THE INFLUENCE OF SOLID PHASE OXALATE (SPO) ON GIBBSITE SECONDARY NUCLEATION IN SYNTHETIC CAUSTIC-ALUMINATE SOLUTION

Gibbsite secondary nucleation represents a dominant mechanism for generating new crystals in the commercial Bayer precipitation process. The presence of sodium oxalate crystals in plant gibbsite precipitation circuits can lead to increased gibbsite secondary nucleation rates resulting in the generation of an excessive amount of fine crystals that adversely affect product quality and process stability, and prolong classification settling times.

This work reports on experimental findings from a range of precipitation experiments carried out in synthetic caustic-aluminate solutions to determine sodium oxalate solubility, critical oxalate concentration, effect of solid phase oxalate (SPO) on gibbsite precipitation, and critical conditions under which SPO induced gibbsite secondary nucleation occurs.

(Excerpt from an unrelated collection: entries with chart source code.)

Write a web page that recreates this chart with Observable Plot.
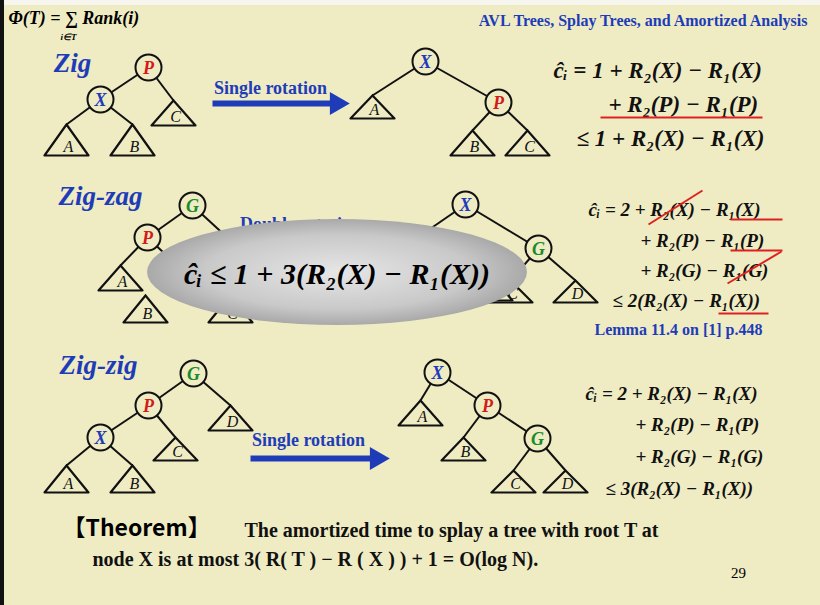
<!DOCTYPE html>
<html>
<head>
<meta charset="utf-8">
<script src="https://cdn.jsdelivr.net/npm/d3@7"></script>
<script src="https://cdn.jsdelivr.net/npm/@observablehq/plot@0.6"></script>
<style>
  body { margin: 0; background: #efecc4; }
  #chart { position: relative; width: 820px; height: 605px; }
</style>
</head>
<body>
<div id="chart"></div>
<script>
// tree nodes: name, x, y, colour
const nodes = [
  ["P", 148, 67, "red"], ["X", 100, 99, "blue"],
  ["X", 425, 61, "blue"], ["P", 498, 102, "red"],
  ["G", 192, 205, "green"], ["P", 147, 237, "red"],
  ["X", 465, 204, "blue"], ["G", 538, 248, "green"],
  ["G", 193, 373, "green"], ["P", 148, 405, "red"], ["X", 100, 437, "blue"],
  ["X", 437, 372, "blue"], ["P", 487, 405, "red"], ["G", 537, 438, "green"]
];
// edges between centres / triangle apexes
const edges = [
  [148, 67, 100, 99], [148, 67, 173, 100], [100, 99, 66, 124], [100, 99, 132, 124],
  [425, 61, 372, 95], [425, 61, 498, 102], [498, 102, 472, 130], [498, 102, 527, 130],
  [192, 205, 147, 237], [192, 205, 230, 240], [147, 237, 120, 265], [147, 237, 180, 268],
  [465, 204, 420, 235], [465, 204, 538, 248], [538, 248, 510, 280], [538, 248, 575, 280],
  [193, 373, 148, 405], [193, 373, 230, 405], [148, 405, 100, 437], [148, 405, 175, 437],
  [100, 437, 66, 465], [100, 437, 132, 465],
  [437, 372, 420, 400], [437, 372, 487, 405], [487, 405, 463, 437], [487, 405, 537, 438],
  [537, 438, 513, 470], [537, 438, 565, 470]
];
// subtrees: label, apex x, apex y, base y
const subtrees = [
  ["A", 66, 124, 155], ["B", 132, 124, 155], ["C", 173, 100, 125],
  ["A", 372, 95, 118], ["B", 472, 130, 155], ["C", 527, 130, 155],
  ["A", 120, 265, 290], ["B", 145, 295, 322], ["C", 230, 295, 322],
  ["D", 575, 280, 302], ["C", 510, 280, 302], ["B", 490, 275, 300],
  ["D", 230, 405, 430], ["C", 175, 437, 460], ["A", 66, 465, 492], ["B", 132, 465, 492],
  ["A", 420, 400, 425], ["B", 463, 437, 460], ["C", 513, 470, 492], ["D", 565, 470, 492]
];
const arrows = [[212, 103, 330, 103], [250, 458, 370, 458]];
const heads = [[336, 103], [376, 458]];
const titles = [["Zig", 72, 63], ["Zig-zag", 100, 196], ["Zig-zig", 98, 365]];
const labels = [["Single rotation", 270, 88], ["Single rotation", 308, 440], ["Double rotation", 300, 224]];
// equations: text, x, y, size
const equations = [
  ["ĉᵢ = 1 + R₂(X) − R₁(X)", 553, 70, 23], ["+ R₂(P) − R₁(P)", 608, 104, 23], ["≤ 1 + R₂(X) − R₁(X)", 576, 138, 23],
  ["ĉᵢ = 2 + R₂(X) − R₁(X)", 588, 209, 19], ["+ R₂(P) − R₁(P)", 640, 240, 19], ["+ R₂(G) − R₁(G)", 640, 270, 19], ["≤ 2(R₂(X) − R₁(X))", 612, 300, 19],
  ["ĉᵢ = 2 + R₂(X) − R₁(X)", 585, 393, 19], ["+ R₂(P) − R₁(P)", 635, 424, 19], ["+ R₂(G) − R₁(G)", 635, 456, 19], ["≤ 3(R₂(X) − R₁(X))", 605, 488, 19]
];
const redMarks = [
  [600, 117, 762, 117], [730, 219, 782, 219], [648, 224, 702, 190], [730, 250, 782, 250],
  [727, 283, 781, 251], [718, 313, 768, 313]
];
const colours = {red: "#d41a1a", blue: "#1e3cb8", green: "#1b8a2c"};

const tri = subtrees.flatMap(([l, x, y, b], i) => [
  {i, x, y}, {i, x: x - 22, y: b}, {i, x: x + 22, y: b}, {i, x, y}
]);
const bi = {textAnchor: "start", fontWeight: "bold", fontSize: 20, fill: "#111"};

const chart = Plot.plot({
  width: 820, height: 605, margin: 0,
  x: {domain: [0, 820], axis: null},
  y: {domain: [605, 0], axis: null},
  style: {background: "#efecc4", fontFamily: "Liberation Serif"},
  marks: [
    Plot.rect([0], {x1: 0, x2: 820, y1: 0, y2: 5, fill: "#f6f5ee"}),
    Plot.rect([0], {x1: 0, x2: 4, y1: 0, y2: 605, fill: "#111"}),
    Plot.link(edges, {x1: d => d[0], y1: d => d[1], x2: d => d[2], y2: d => d[3], stroke: "#111", strokeWidth: 2}),
    Plot.line(tri, {x: "x", y: "y", z: "i", stroke: "#111", strokeWidth: 2.2}),
    Plot.text(subtrees, {x: d => d[1] + 2, y: d => d[3] - 9, text: d => d[0], fontSize: 16, fontStyle: "italic", fill: "#111"}),
    Plot.dot(nodes, {x: d => d[1], y: d => d[2], r: 13, fill: "#efecc4", stroke: "#111", strokeWidth: 2}),
    Plot.text(nodes, {x: d => d[1], y: d => d[2] + 1, text: d => d[0], fill: d => colours[d[3]], fontSize: 18, fontWeight: "bold", fontStyle: "italic"}),
    Plot.link(arrows, {x1: d => d[0], y1: d => d[1], x2: d => d[2], y2: d => d[3], stroke: "#1e3cb8", strokeWidth: 6}),
    Plot.dot(heads, {x: d => d[0], y: d => d[1], symbol: "triangle2", rotate: 90, r: 11, fill: "#1e3cb8"}),
    Plot.text(titles, {x: d => d[1], y: d => d[2], text: d => d[0], fontSize: 27, fill: "#1e3cb8", fontWeight: "bold", fontStyle: "italic"}),
    Plot.text(labels, {x: d => d[1], y: d => d[2], text: d => d[0], fontSize: 18, fill: "#1e3cb8", fontWeight: "bold"}),
    Plot.text(equations, {x: d => d[1], y: d => d[2], text: d => d[0], fontSize: d => d[3], textAnchor: "start", fill: "#111", fontWeight: "bold", fontStyle: "italic"}),
    Plot.link(redMarks, {x1: d => d[0], y1: d => d[1], x2: d => d[2], y2: d => d[3], stroke: "#e02020", strokeWidth: 2}),
    Plot.text(["Lemma 11.4 on [1] p.448"], {x: 678, y: 329, text: d => d, fill: "#1e3cb8", fontSize: 16, fontWeight: "bold"}),
    Plot.text(["Φ(T) = ∑ Rank(i)"], {x: 8, y: 18, text: d => d, textAnchor: "start", fontSize: 18, fontWeight: "bold", fontStyle: "italic"}),
    Plot.text(["i∈T"], {x: 68, y: 37, text: d => d, fontSize: 9, fontWeight: "bold", fontStyle: "italic"}),
    Plot.text(["AVL Trees, Splay Trees, and Amortized Analysis"], {x: 807, y: 20, text: d => d, textAnchor: "end", fill: "#1e3cb8", fontSize: 16, fontWeight: "bold"}),
    Plot.text(["29"], {x: 738, y: 573, text: d => d, fontSize: 15}),
    Plot.text(["【Theorem】"], {x: 62, y: 528, text: d => d, textAnchor: "start", fontSize: 23, fontWeight: "bold", fontFamily: "Noto Sans CJK SC"}),
    Plot.text(["The amortized time to splay a tree with root T at"], {...bi, x: 244, y: 530, text: d => d}),
    Plot.text(["node X is at most 3( R( T ) − R ( X ) ) + 1 = O(log N)."], {...bi, x: 92, y: 559, text: d => d})
  ]
});

// grey oval overlay with the summary bound
const svg = d3.select(chart);
const defs = svg.append("defs");
const g = defs.append("radialGradient").attr("id", "ov");
g.append("stop").attr("offset", "0%").attr("stop-color", "#e6e6e6");
g.append("stop").attr("offset", "70%").attr("stop-color", "#c9c9c9");
g.append("stop").attr("offset", "100%").attr("stop-color", "#a9a9a9");
svg.append("ellipse").attr("cx", 337).attr("cy", 272).attr("rx", 190).attr("ry", 53).attr("fill", "url(#ov)");
svg.append("text").attr("x", 337).attr("y", 284).attr("text-anchor", "middle")
  .attr("font-family", "Liberation Serif").attr("font-weight", "bold").attr("font-style", "italic")
  .attr("font-size", 30).text("ĉᵢ ≤ 1 + 3(R₂(X) − R₁(X))");

document.getElementById("chart").append(chart);
</script>
</body>
</html>
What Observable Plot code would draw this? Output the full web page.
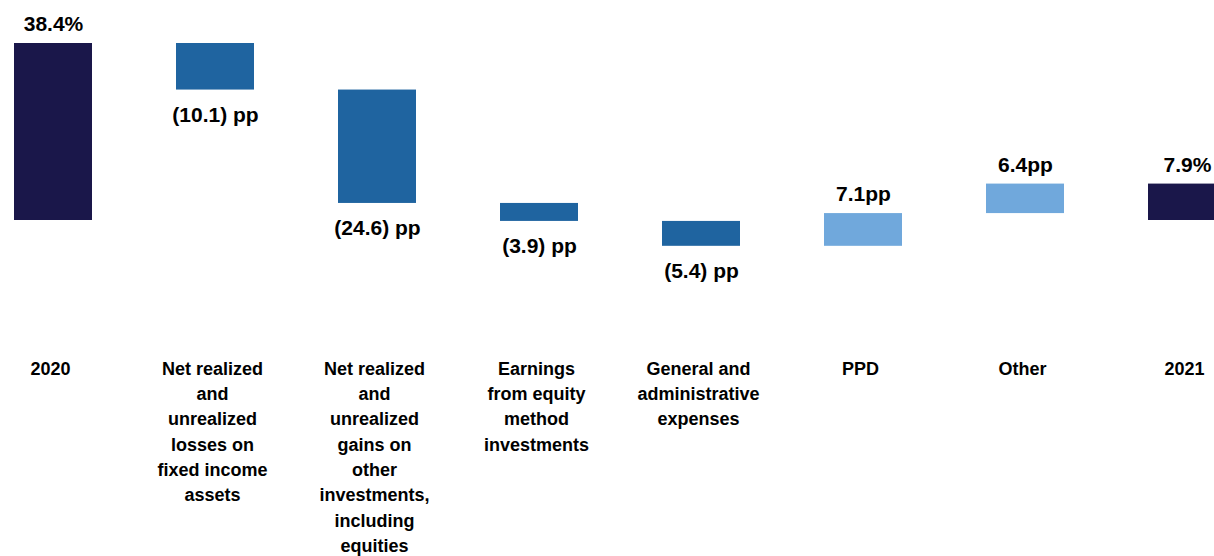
<!DOCTYPE html>
<html>
<head>
<meta charset="utf-8">
<script src="https://cdn.jsdelivr.net/npm/d3@7"></script>
<script src="https://cdn.jsdelivr.net/npm/@observablehq/plot@0.6"></script>
<style>
  html, body { margin: 0; padding: 0; background: #fff; overflow: hidden; }
  #chart svg { display: block; }
</style>
</head>
<body>
<div id="chart"></div>
<script>
// ---- data ----
const categories = [
  "2020",
  "Net realized\nand\nunrealized\nlosses on\nfixed income\nassets",
  "Net realized\nand\nunrealized\ngains on\nother\ninvestments,\nincluding\nequities",
  "Earnings\nfrom equity\nmethod\ninvestments",
  "General and\nadministrative\nexpenses",
  "PPD",
  "Other",
  "2021"
];
const values = [38.4, -10.1, -24.6, -3.9, -5.4, 7.1, 6.4, 7.9];
const kinds = ["total", "delta", "delta", "delta", "delta", "delta", "delta", "total"];
const valueLabels = ["38.4%", "(10.1) pp", "(24.6) pp", "(3.9) pp", "(5.4) pp", "7.1pp", "6.4pp", "7.9%"];

// ---- build waterfall table ----
let running = 0;
const rows = categories.map((c, i) => {
  let y1, y2;
  if (kinds[i] === "total") { y1 = 0; y2 = values[i]; running = values[i]; }
  else { y1 = running; y2 = running + values[i]; running = y2; }
  const type = kinds[i] === "total" ? "total" : (values[i] < 0 ? "neg" : "pos");
  return {cat: c, y1, y2, type, label: valueLabels[i], top: Math.max(y1, y2), bottom: Math.min(y1, y2)};
});

const colors = {total: "#1a174a", neg: "#1f64a0", pos: "#70a8dc"};
const valueFont = "'Liberation Sans', Arial, Helvetica, sans-serif";
const catFont = "'Liberation Sans Narrow', 'Arial Narrow', 'Liberation Sans', Arial, sans-serif";

const chart = Plot.plot({
  width: 1214,
  height: 556,
  marginTop: 0,
  marginBottom: 200,
  marginLeft: 0,
  marginRight: 0,
  x: {domain: categories, range: [12, 1228], paddingInner: 0.52, paddingOuter: 0, axis: null},
  y: {domain: [0, 38.4], range: [220, 43], axis: null},
  style: {fontFamily: valueFont, background: "#fff"},
  marks: [
    Plot.barY(rows, {x: "cat", y1: "y1", y2: "y2", fill: d => colors[d.type]}),
    Plot.text(rows.filter(d => d.type !== "neg"), {
      x: "cat", y: "top", text: "label", dy: -19,
      fontSize: 21, fontWeight: "bold", fill: "#000", fontFamily: valueFont
    }),
    Plot.text(rows.filter(d => d.type === "neg"), {
      x: "cat", y: "bottom", text: "label", dy: 25,
      fontSize: 21, fontWeight: "bold", fill: "#000", fontFamily: valueFont
    }),
    Plot.text(rows, {
      x: "cat", text: "cat", frameAnchor: "bottom", lineAnchor: "top", dy: 0, dx: -3,
      lineHeight: 1.41, fontSize: 18, fontWeight: "bold", fill: "#000", fontFamily: catFont
    })
  ]
});
document.getElementById("chart").appendChild(chart);
</script>
</body>
</html>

Sodium oxalate solubility in synthetic liquor rose as temperature rose and fell as caustic and carbonate concentrations rose. Neither gibbsite seed concentration nor alumina solution concentration showed a significant effect on oxalate solubility. Critical oxalate concentration in synthetic liquor was strongly affected by the presence of gibbsite seed, which effectively narrows the oxalate precipitation meta-stability zone.

Both stirred tank and bottle roller gibbsite precipitation experiments showed that needle-like SPO seed, with high specific surface area, strongly affects gibbsite precipitation, leading to a significantly higher total number of gibbsite particles and smaller particle mean size.

The measured critical alumina supersaturation level, required for SPO to induce gibbsite precipitation in synthetic liquors, decreased with increasing temperature and increasing gibbsite seed loading. This suggests that in Bayer precipitation circuits SPO induced gibbsite precipitation is most likely to occur at the front end of the circuit, in the high temperature precipitators.